## [Aim]
Copy all the data exactly, except the pictures.

───

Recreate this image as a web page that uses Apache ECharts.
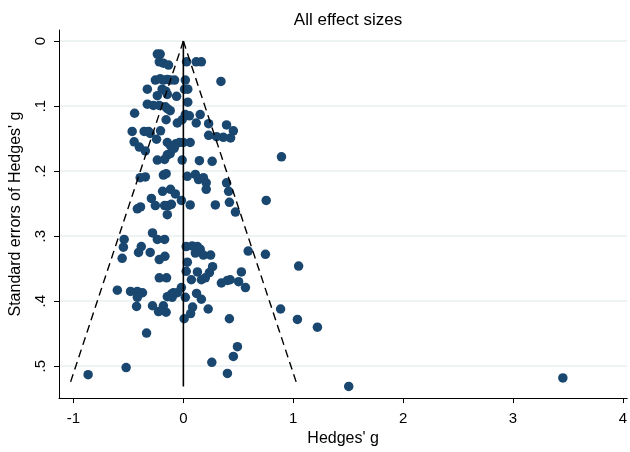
<!DOCTYPE html>
<html>
<head>
<meta charset="utf-8">
<title>All effect sizes</title>
<script src="https://cdn.jsdelivr.net/npm/echarts@6/dist/echarts.min.js"></script>
<style>
  html, body { margin: 0; padding: 0; background: #fff; }
  #chart { width: 630px; height: 452px; }
</style>
</head>
<body>
<div id="chart"></div>
<script>
// effect sizes (Hedges' g) and their standard errors
var hedgesG = [
  -0.237, -0.211, -0.219, -0.182, -0.135, 0.029, 0.117, 0.164,
  0.342, -0.255, -0.211, -0.182, -0.146, -0.117, -0.080, 0.018,
  -0.328, -0.193, -0.160, 0.011, 0.040, -0.237, -0.146, -0.062, 0.040,
  -0.328, -0.273, -0.219, -0.164, -0.146, -0.120, -0.444, 0.018, 0.055, 0.153, -0.157, -0.055, -0.011, 0.117, 0.230, 0.393,
  0.455, 0.430, 0.364, 0.302, 0.230, -0.466, -0.357, -0.317, -0.302, -0.244, -0.208, -0.448, -0.401, -0.346,
  -0.146, -0.117, -0.069, -0.036, 0.000, 0.062, -0.084, -0.146, -0.120, -0.237, -0.171, -0.011, 0.146, 0.262, 0.893,
  -0.393, -0.346, -0.182, -0.157, 0.036, 0.109, 0.138, 0.182, 0.208, 0.393, 0.412, 0.208, -0.189, -0.117, -0.073,
  -0.018, 0.754, -0.291, -0.255, -0.390, -0.419, -0.171, -0.135, -0.109, -0.146, 0.062, 0.291, 0.419, 0.474,
  -0.281, -0.237, -0.171, -0.539, -0.546, -0.383, -0.408, -0.557, -0.302, -0.219, -0.168, 0.026, 0.080, 0.128,
  0.153, 0.109, 0.182, 0.248, 0.036, 0.266, 0.237, 0.026, 0.128, 0.528, 0.590, 0.747, 1.049, -0.219, -0.153,
  0.073, 0.164, 0.200, 0.346, 0.401, 0.426, 0.503, 0.565,
  -0.601, -0.481, -0.419, -0.372, -0.419, -0.146, -0.109, -0.091, -0.055, -0.018, -0.102, 0.018, 0.120, 0.164,
  -0.426, -0.281, -0.226, -0.182, -0.157, 0.084, 0.066, 0.226, 0.885, 0.007, 0.419, 1.038, 1.220, -0.335,
  0.492, 0.455, 0.259, -0.521, -0.867, 0.401, 1.505, 3.454
];
var seG = [
  0.020, 0.020, 0.032, 0.034, 0.037, 0.032, 0.032, 0.032,
  0.062, 0.060, 0.058, 0.060, 0.059, 0.060, 0.060, 0.060,
  0.074, 0.074, 0.077, 0.074, 0.074, 0.084, 0.082, 0.085, 0.094,
  0.097, 0.099, 0.099, 0.101, 0.104, 0.107, 0.111, 0.113, 0.115, 0.113, 0.121, 0.126, 0.121, 0.126, 0.127, 0.129,
  0.138, 0.149, 0.148, 0.147, 0.145, 0.139, 0.139, 0.139, 0.142, 0.151, 0.138, 0.155, 0.163, 0.169,
  0.156, 0.161, 0.158, 0.156, 0.156, 0.156, 0.165, 0.175, 0.173, 0.183, 0.182, 0.183, 0.184, 0.185, 0.178,
  0.210, 0.209, 0.206, 0.204, 0.208, 0.205, 0.213, 0.210, 0.218, 0.218, 0.231, 0.228, 0.231, 0.228, 0.235,
  0.245, 0.245, 0.242, 0.253, 0.255, 0.258, 0.253, 0.253, 0.251, 0.267, 0.252, 0.252, 0.248, 0.263,
  0.295, 0.305, 0.305, 0.305, 0.317, 0.316, 0.325, 0.334, 0.325, 0.336, 0.331, 0.316, 0.315, 0.316,
  0.320, 0.326, 0.329, 0.329, 0.340, 0.347, 0.356, 0.354, 0.355, 0.355, 0.323, 0.328, 0.346, 0.364, 0.364,
  0.367, 0.367, 0.364, 0.372, 0.368, 0.367, 0.370, 0.379,
  0.383, 0.385, 0.385, 0.387, 0.394, 0.393, 0.389, 0.387, 0.387, 0.379, 0.394, 0.394, 0.388, 0.397,
  0.408, 0.407, 0.416, 0.407, 0.417, 0.409, 0.419, 0.412, 0.412, 0.427, 0.427, 0.428, 0.440, 0.449,
  0.470, 0.485, 0.494, 0.502, 0.513, 0.511, 0.531, 0.518
];

// pseudo 95% confidence limits and the zero line
var funnelLeft = [[0, 0], [-1.04, 0.531]];
var funnelRight = [[0, 0], [1.04, 0.531]];
var zeroLine = [[0, 0], [0, 0.531]];

var xTicks = [-1, 0, 1, 2, 3, 4];
var yTicks = [0, 0.1, 0.2, 0.3, 0.4, 0.5];
var yTickLabels = ['0', '.1', '.2', '.3', '.4', '.5'];

var points = hedgesG.map(function (g, i) { return [g, seG[i]]; });

var font = '"Liberation Sans", Arial, Helvetica, sans-serif';
var chart = echarts.init(document.getElementById('chart'));

chart.setOption({
  animation: false,
  backgroundColor: '#fff',
  textStyle: { fontFamily: font },
  title: {
    text: 'All effect sizes',
    left: 343,
    textAlign: 'center',
    top: 7,
    textStyle: { fontSize: 17, fontWeight: 'normal', color: '#000', fontFamily: font }
  },
  grid: { left: 58, right: 2, top: 30, bottom: 50 },
  xAxis: {
    type: 'value',
    min: -1.132,
    max: 4.04,
    name: "Hedges' g",
    nameLocation: 'middle',
    nameGap: 31,
    nameTextStyle: { fontSize: 16, color: '#000', fontFamily: font },
    axisLine: { show: true, onZero: false, lineStyle: { color: '#000', width: 1 } },
    axisTick: { show: true, length: 5, customValues: xTicks, lineStyle: { color: '#000' } },
    axisLabel: { customValues: xTicks, fontSize: 15, color: '#000', margin: 13 },
    splitLine: { show: false }
  },
  yAxis: {
    type: 'value',
    inverse: true,
    min: -0.017,
    max: 0.549,
    name: "Standard errors of Hedges' g",
    nameLocation: 'middle',
    nameGap: 35,
    nameTextStyle: { fontSize: 16, color: '#000', fontFamily: font },
    axisLine: { show: true, onZero: false, lineStyle: { color: '#000', width: 1 } },
    axisTick: { show: true, length: 5, customValues: yTicks, lineStyle: { color: '#000' } },
    axisLabel: {
      customValues: yTicks,
      rotate: 90,
      fontSize: 15,
      color: '#000',
      margin: 11,
      formatter: function (v) {
        var k = yTicks.indexOf(v);
        return k >= 0 ? yTickLabels[k] : '';
      }
    },
    splitLine: { show: true, lineStyle: { color: '#e8eff1', width: 1.5 } }
  },
  series: [
    {
      type: 'scatter',
      data: points,
      symbol: 'circle',
      symbolSize: 9.5,
      itemStyle: { color: '#1a476f', opacity: 1 },
      z: 2
    },
    {
      type: 'line',
      data: funnelLeft,
      showSymbol: false,
      lineStyle: { color: '#000', width: 1.4, type: [8, 5] },
      z: 3
    },
    {
      type: 'line',
      data: funnelRight,
      showSymbol: false,
      lineStyle: { color: '#000', width: 1.4, type: [8, 5] },
      z: 3
    },
    {
      type: 'line',
      data: zeroLine,
      showSymbol: false,
      lineStyle: { color: '#000', width: 1.6 },
      z: 3
    }
  ]
});
</script>
</body>
</html>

───

## [Solution]
Recreate this image as a web page that uses Apache ECharts.
<!DOCTYPE html>
<html>
<head>
<meta charset="utf-8">
<title>All effect sizes</title>
<script src="https://cdn.jsdelivr.net/npm/echarts@6/dist/echarts.min.js"></script>
<style>
  html, body { margin: 0; padding: 0; background: #fff; }
  #chart { width: 630px; height: 452px; }
</style>
</head>
<body>
<div id="chart"></div>
<script>
// effect sizes (Hedges' g) and their standard errors
var hedgesG = [
  -0.237, -0.211, -0.219, -0.182, -0.135, 0.029, 0.117, 0.164,
  0.342, -0.255, -0.211, -0.182, -0.146, -0.117, -0.080, 0.018,
  -0.328, -0.193, -0.160, 0.011, 0.040, -0.237, -0.146, -0.062, 0.040,
  -0.328, -0.273, -0.219, -0.164, -0.146, -0.120, -0.444, 0.018, 0.055, 0.153, -0.157, -0.055, -0.011, 0.117, 0.230, 0.393,
  0.455, 0.430, 0.364, 0.302, 0.230, -0.466, -0.357, -0.317, -0.302, -0.244, -0.208, -0.448, -0.401, -0.346,
  -0.146, -0.117, -0.069, -0.036, 0.000, 0.062, -0.084, -0.146, -0.120, -0.237, -0.171, -0.011, 0.146, 0.262, 0.893,
  -0.393, -0.346, -0.182, -0.157, 0.036, 0.109, 0.138, 0.182, 0.208, 0.393, 0.412, 0.208, -0.189, -0.117, -0.073,
  -0.018, 0.754, -0.291, -0.255, -0.390, -0.419, -0.171, -0.135, -0.109, -0.146, 0.062, 0.291, 0.419, 0.474,
  -0.281, -0.237, -0.171, -0.539, -0.546, -0.383, -0.408, -0.557, -0.302, -0.219, -0.168, 0.026, 0.080, 0.128,
  0.153, 0.109, 0.182, 0.248, 0.036, 0.266, 0.237, 0.026, 0.128, 0.528, 0.590, 0.747, 1.049, -0.219, -0.153,
  0.073, 0.164, 0.200, 0.346, 0.401, 0.426, 0.503, 0.565,
  -0.601, -0.481, -0.419, -0.372, -0.419, -0.146, -0.109, -0.091, -0.055, -0.018, -0.102, 0.018, 0.120, 0.164,
  -0.426, -0.281, -0.226, -0.182, -0.157, 0.084, 0.066, 0.226, 0.885, 0.007, 0.419, 1.038, 1.220, -0.335,
  0.492, 0.455, 0.259, -0.521, -0.867, 0.401, 1.505, 3.454
];
var seG = [
  0.020, 0.020, 0.032, 0.034, 0.037, 0.032, 0.032, 0.032,
  0.062, 0.060, 0.058, 0.060, 0.059, 0.060, 0.060, 0.060,
  0.074, 0.074, 0.077, 0.074, 0.074, 0.084, 0.082, 0.085, 0.094,
  0.097, 0.099, 0.099, 0.101, 0.104, 0.107, 0.111, 0.113, 0.115, 0.113, 0.121, 0.126, 0.121, 0.126, 0.127, 0.129,
  0.138, 0.149, 0.148, 0.147, 0.145, 0.139, 0.139, 0.139, 0.142, 0.151, 0.138, 0.155, 0.163, 0.169,
  0.156, 0.161, 0.158, 0.156, 0.156, 0.156, 0.165, 0.175, 0.173, 0.183, 0.182, 0.183, 0.184, 0.185, 0.178,
  0.210, 0.209, 0.206, 0.204, 0.208, 0.205, 0.213, 0.210, 0.218, 0.218, 0.231, 0.228, 0.231, 0.228, 0.235,
  0.245, 0.245, 0.242, 0.253, 0.255, 0.258, 0.253, 0.253, 0.251, 0.267, 0.252, 0.252, 0.248, 0.263,
  0.295, 0.305, 0.305, 0.305, 0.317, 0.316, 0.325, 0.334, 0.325, 0.336, 0.331, 0.316, 0.315, 0.316,
  0.320, 0.326, 0.329, 0.329, 0.340, 0.347, 0.356, 0.354, 0.355, 0.355, 0.323, 0.328, 0.346, 0.364, 0.364,
  0.367, 0.367, 0.364, 0.372, 0.368, 0.367, 0.370, 0.379,
  0.383, 0.385, 0.385, 0.387, 0.394, 0.393, 0.389, 0.387, 0.387, 0.379, 0.394, 0.394, 0.388, 0.397,
  0.408, 0.407, 0.416, 0.407, 0.417, 0.409, 0.419, 0.412, 0.412, 0.427, 0.427, 0.428, 0.440, 0.449,
  0.470, 0.485, 0.494, 0.502, 0.513, 0.511, 0.531, 0.518
];

// pseudo 95% confidence limits and the zero line
var funnelLeft = [[0, 0], [-1.04, 0.531]];
var funnelRight = [[0, 0], [1.04, 0.531]];
var zeroLine = [[0, 0], [0, 0.531]];

var xTicks = [-1, 0, 1, 2, 3, 4];
var yTicks = [0, 0.1, 0.2, 0.3, 0.4, 0.5];
var yTickLabels = ['0', '.1', '.2', '.3', '.4', '.5'];

var points = hedgesG.map(function (g, i) { return [g, seG[i]]; });

var font = '"Liberation Sans", Arial, Helvetica, sans-serif';
var chart = echarts.init(document.getElementById('chart'));

chart.setOption({
  animation: false,
  backgroundColor: '#fff',
  textStyle: { fontFamily: font },
  title: {
    text: 'All effect sizes',
    left: 343,
    textAlign: 'center',
    top: 7,
    textStyle: { fontSize: 17, fontWeight: 'normal', color: '#000', fontFamily: font }
  },
  grid: { left: 58, right: 2, top: 30, bottom: 50 },
  xAxis: {
    type: 'value',
    min: -1.132,
    max: 4.04,
    name: "Hedges' g",
    nameLocation: 'middle',
    nameGap: 31,
    nameTextStyle: { fontSize: 16, color: '#000', fontFamily: font },
    axisLine: { show: true, onZero: false, lineStyle: { color: '#000', width: 1 } },
    axisTick: { show: true, length: 5, customValues: xTicks, lineStyle: { color: '#000' } },
    axisLabel: { customValues: xTicks, fontSize: 15, color: '#000', margin: 13 },
    splitLine: { show: false }
  },
  yAxis: {
    type: 'value',
    inverse: true,
    min: -0.017,
    max: 0.549,
    name: "Standard errors of Hedges' g",
    nameLocation: 'middle',
    nameGap: 35,
    nameTextStyle: { fontSize: 16, color: '#000', fontFamily: font },
    axisLine: { show: true, onZero: false, lineStyle: { color: '#000', width: 1 } },
    axisTick: { show: true, length: 5, customValues: yTicks, lineStyle: { color: '#000' } },
    axisLabel: {
      customValues: yTicks,
      rotate: 90,
      fontSize: 15,
      color: '#000',
      margin: 11,
      formatter: function (v) {
        var k = yTicks.indexOf(v);
        return k >= 0 ? yTickLabels[k] : '';
      }
    },
    splitLine: { show: true, lineStyle: { color: '#e8eff1', width: 1.5 } }
  },
  series: [
    {
      type: 'scatter',
      data: points,
      symbol: 'circle',
      symbolSize: 9.5,
      itemStyle: { color: '#1a476f', opacity: 1 },
      z: 2
    },
    {
      type: 'line',
      data: funnelLeft,
      showSymbol: false,
      lineStyle: { color: '#000', width: 1.4, type: [8, 5] },
      z: 3
    },
    {
      type: 'line',
      data: funnelRight,
      showSymbol: false,
      lineStyle: { color: '#000', width: 1.4, type: [8, 5] },
      z: 3
    },
    {
      type: 'line',
      data: zeroLine,
      showSymbol: false,
      lineStyle: { color: '#000', width: 1.6 },
      z: 3
    }
  ]
});
</script>
</body>
</html>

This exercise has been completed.